Ecosystem Growth 52% (5.2M PYTH)

  • This allocation is for developers, educators, researchers, strategic contributors, early publishers, etc. This allocation aims to facilitate initiatives such as funding research projects that advance the Pyth protocol, incentivizing developers to build complementary tools and resources, and to support public education programs.

Publisher Rewards | 22% (2.2M PYTH)

  • This allocation goes to Pyth data providers, also known as publishers. This allocation consists of various reward mechanisms and funding allowance programs that encourage the publication of accurate and timely data. It is designed to support new digital assets that may lack popularity or initial liquidity.

Protocol Contributors 10% (1M PYTH)

  • This allocation is for core contributors focused on building tools, products, and oracle infrastructure to extend Pyth protocol services. One example is Douro Labs.

Private Token Sale | 10% (1M PYTH)

  • This allocation symbolizes Pyth's two historical fundings alongside strategic contributors who have added value to the network (as advisors and infrastructure supporters).

Community and Launch | 6% (600JT PYTH)

  • This allocation is given during the initial launch phase and community-related initiatives (such as airdrops).


The duration of the token unlock is quite long, with a 4-year vesting schedule. So there will be consistent unlocks over time. This makes PYTH a "low-float high-FDV" token.


For those who haven't heard of this term:

  • Low Float = Few tokens in market circulation (many are still unreleased). In the case of PYTH, there are currently only 15% of tokens in circulation (i.e. 1.5M tokens out of a total amount of 10M).
  • High FDV = High full valuation.

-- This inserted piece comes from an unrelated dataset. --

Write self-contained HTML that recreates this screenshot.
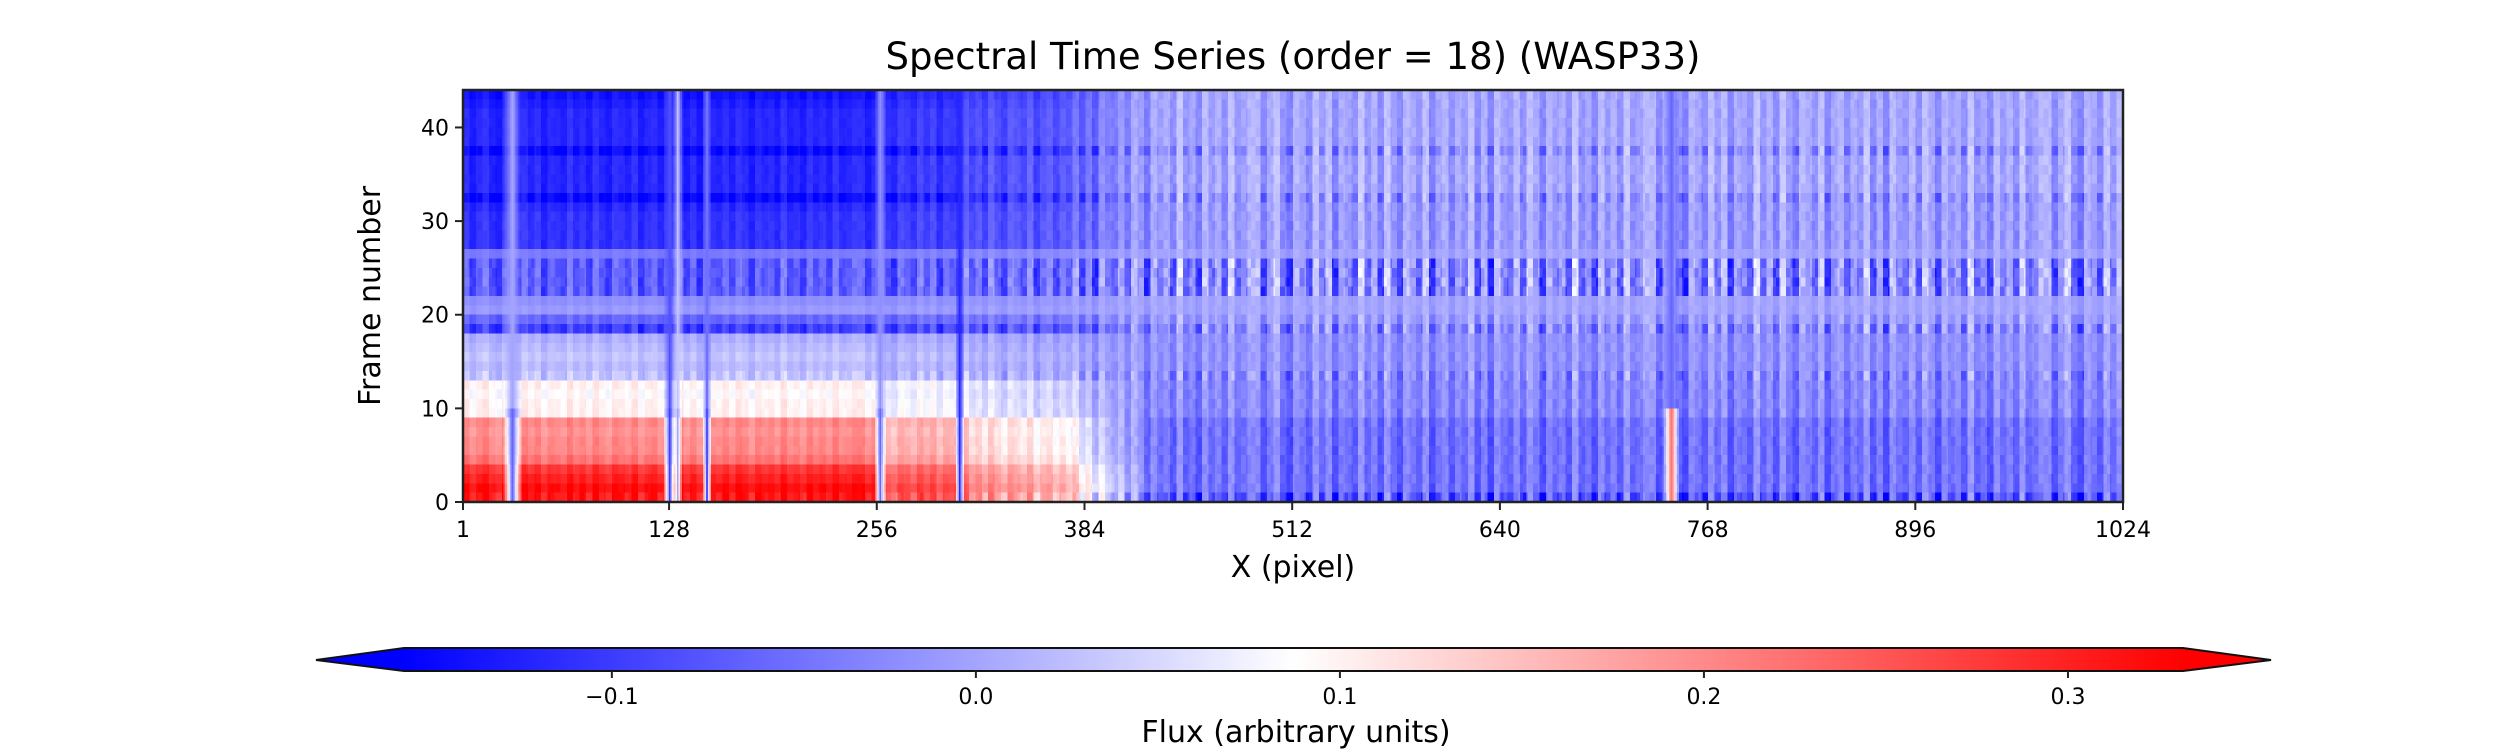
<!DOCTYPE html>
<html><head><meta charset="utf-8">
<style>
html,body{margin:0;padding:0;background:#fff;}
#wrap{position:relative;width:2520px;height:750px;overflow:hidden;font-family:"DejaVu Sans","Liberation Sans",sans-serif;}
#heat{position:absolute;left:463px;top:90px;width:1660px;height:412px;image-rendering:pixelated;}
svg{position:absolute;left:0;top:0;}
</style></head>
<body>
<div id="wrap">
<canvas id="heat" width="1024" height="44"></canvas>
<svg id="svg" width="2520" height="750">
  <defs>
    <linearGradient id="bwr" x1="0" x2="1" y1="0" y2="0">
      <stop offset="0" stop-color="#0000ff"/>
      <stop offset="0.5" stop-color="#ffffff"/>
      <stop offset="1" stop-color="#ff0000"/>
    </linearGradient>
  </defs>
  <text x="1293" y="69" text-anchor="middle" font-size="37">Spectral Time Series (order = 18) (WASP33)</text>
  <rect x="463" y="90" width="1660" height="412" fill="none" stroke="#222" stroke-width="2.5"/>
  <g id="xticks"></g>
  <g id="yticks"></g>
  <text x="1293" y="577" text-anchor="middle" font-size="30">X (pixel)</text>
  <text transform="translate(380,296) rotate(-90)" text-anchor="middle" font-size="30">Frame number</text>
  <g>
    <polygon points="316,660 404,648 404,671" fill="#0000ff"/>
    <polygon points="2271,660 2183,648 2183,671" fill="#ff0000"/>
    <rect x="404" y="648" width="1779" height="23" fill="url(#bwr)"/>
    <polygon points="316,660 404,648 2183,648 2271,660 2183,671 404,671" fill="none" stroke="#111" stroke-width="2"/>
    <g id="cticks"></g>
  </g>
  <text x="1296" y="742" text-anchor="middle" font-size="30">Flux (arbitrary units)</text>
</svg>
</div>
<script>
const vmin = -0.1571, vmax = 0.3316;
const nCols = 1024, nRows = 44;
const xTickValues = [1,128,256,384,512,640,768,896,1024];
const yTickValues = [0,10,20,30,40];
const cTickValues = [-0.1,0.0,0.1,0.2,0.3];
const cTickLabels = ["\u22120.1","0.0","0.1","0.2","0.3"];
// per-row flux level in the left (continuum-slope) region
const rowLeft = [0.31,0.32,0.30,0.28,0.22,0.20,0.20,0.19,0.20,0.10,0.10,0.09,0.10,0.03,0.02,0.03,0.02,0.01,-0.10,-0.06,-0.01,-0.02,-0.07,-0.07,-0.07,-0.07,-0.04,-0.11,-0.11,-0.11,-0.11,-0.12,-0.15,-0.12,-0.12,-0.12,-0.12,-0.15,-0.12,-0.12,-0.12,-0.12,-0.13,-0.14];
// per-row flux level in the right region
const rowRight = [-0.08,-0.05,-0.05,-0.05,-0.05,-0.05,-0.05,-0.05,-0.05,-0.03,-0.03,-0.03,-0.03,-0.03,-0.02,-0.02,-0.02,-0.02,-0.03,-0.01,0.0,0.0,-0.03,-0.03,-0.03,-0.03,0.0,-0.01,-0.01,-0.01,-0.01,-0.01,-0.02,0.0,0.0,0.0,0.0,-0.02,0.0,0.0,0.0,0.0,0.0,0.0];
// per-row stripe contrast
const rowStripe = [0.10,0.05,0.05,0.05,0.05,0.05,0.05,0.05,0.05,0.05,0.05,0.05,0.05,0.08,0.04,0.04,0.04,0.04,0.09,0.05,0.02,0.02,0.12,0.12,0.12,0.12,0.02,0.05,0.05,0.05,0.05,0.05,0.08,0.05,0.05,0.05,0.05,0.08,0.04,0.04,0.04,0.04,0.04,0.04];
// left-region weight breakpoints (column, weight)
const regionCols = [0,255,262,305,312,370,400,430,1024];
const regionWeights = [1,1,0.85,0.85,0.7,0.6,0.25,0,0];
// spectral line features
const lineCols = [30,127,132,150,257,306,745];
const lineHalfW = [5,3,2,2,3,2,4];
const lineValHigh = [0.0,-0.08,0.03,-0.05,-0.02,-0.12,-0.06];
const lineValLow = [-0.06,-0.10,0.0,-0.08,-0.06,-0.12,0.22];
// stripe texture values
const texA = [0.6,-0.8,0.2,0.9,-0.4,-1,0.5,0.1,-0.6,0.8,-0.2,0.7,-0.9,0.3,0.0,-0.5,1,-0.3,0.4,-0.7,0.9,-0.1,-0.8,0.6,0.2,-0.4,0.8,-0.9,0.1,0.5,-0.6,0.3,-0.2,0.9,-0.7,0.4,-1,0.7,0.0,-0.3,0.6,-0.5,0.8,0.2,-0.9,0.5,-0.1,0.3,-0.6,1,-0.4,0.1,-0.8,0.7,-0.2,0.4,-0.5,0.9,-0.3,0.0,0.6];
const texB = [-0.5,0.7,0.1,-0.9,0.4,0.8,-0.2,-0.6,0.9,0.0,-0.4,0.6,-0.8,0.3,0.5,-1,0.2,0.7,-0.3,-0.7,0.8,0.1,-0.5,0.4,0.9,-0.6,-0.1,0.6,-0.9,0.3,0.2,-0.4,0.7,-0.8,0.5,0.0,-0.3];

const X0=463, X1=2123, Y0=502, Y1=90;
function xScale(v){ return X0 + (v-1)/(nCols-1)*(X1-X0); }
function yScale(v){ return Y0 - v/nRows*(Y0-Y1); }
function cScale(v){ return 404 + (v-vmin)/(vmax-vmin)*1779; }
function bwr(v){
  let t=(v-vmin)/(vmax-vmin); t=Math.max(0,Math.min(1,t));
  if(t<0.5){const c=Math.round(510*t);return [c,c,255];}
  const c=Math.round(510*(1-t)); return [255,c,c];
}
function regionW(c){
  for(let i=0;i<regionCols.length-1;i++){
    if(c>=regionCols[i]&&c<=regionCols[i+1]){
      const f=(c-regionCols[i])/(regionCols[i+1]-regionCols[i]||1);
      return regionWeights[i]+(regionWeights[i+1]-regionWeights[i])*f;
    }
  }
  return 0;
}
function cellValue(c,r){
  const w=regionW(c);
  let v=w*rowLeft[r]+(1-w)*rowRight[r];
  const s=0.75*texA[Math.floor(c/4)%texA.length]+0.25*texB[(Math.floor(c/3)+r*5)%texB.length];
  const amp=rowStripe[r]*(0.45+0.55*(1-w));
  v+=s*amp;
  for(let i=0;i<lineCols.length;i++){
    const d=Math.abs(c-lineCols[i]);
    if(d<=lineHalfW[i]){
      const lv=(r<10)?lineValLow[i]:lineValHigh[i];
      const k=1-d/(lineHalfW[i]+1);
      v=v*(1-k)+lv*k;
    }
  }
  return v;
}
const cv=document.getElementById('heat');
const ctx=cv.getContext('2d');
const img=ctx.createImageData(nCols,nRows);
for(let r=0;r<nRows;r++){
  for(let c=0;c<nCols;c++){
    const col=bwr(cellValue(c,r));
    const idx=((nRows-1-r)*nCols+c)*4;
    img.data[idx]=col[0];img.data[idx+1]=col[1];img.data[idx+2]=col[2];img.data[idx+3]=255;
  }
}
ctx.putImageData(img,0,0);

const NS='http://www.w3.org/2000/svg';
function mk(tag,attrs,parent){const e=document.createElementNS(NS,tag);for(const k in attrs)e.setAttribute(k,attrs[k]);parent.appendChild(e);return e;}
const gx=document.getElementById('xticks');
xTickValues.forEach(v=>{
  const x=xScale(v);
  const l=mk('line',{x1:x,x2:x,y1:502,y2:510,stroke:'#222','stroke-width':2},gx);
  
  
  const t=mk('text',{x:x,y:537,'text-anchor':'middle','font-size':22},gx);
  
  
  t.textContent=String(v);
});
const gy=document.getElementById('yticks');
yTickValues.forEach(v=>{
  const y=yScale(v);
  const l=mk('line',{x1:455,x2:463,y1:y,y2:y,stroke:'#222','stroke-width':2},gy);
  
  
  const t=mk('text',{x:449,y:y+8,'text-anchor':'end','font-size':22},gy);
  
  
  t.textContent=String(v);
});
const gc=document.getElementById('cticks');
cTickValues.forEach((v,i)=>{
  const x=cScale(v);
  const l=mk('line',{x1:x,x2:x,y1:671,y2:678,stroke:'#222','stroke-width':2},gc);
  
  
  const t=mk('text',{x:x,y:704,'text-anchor':'middle','font-size':22},gc);
  
  
  t.textContent=cTickLabels[i];
});
</script>
</body></html>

This means that if all PYTH tokens (100% of the total supply) were circulating in the market, the value would be very far adrift of the current market cap.

The bottom line, in my simple language is: It is difficult to maintain a high valuation while new supply will be released in the future. The risk of selling pressure is quite high in the future. Of course, this view does not take into account external factors (other than tokenomy).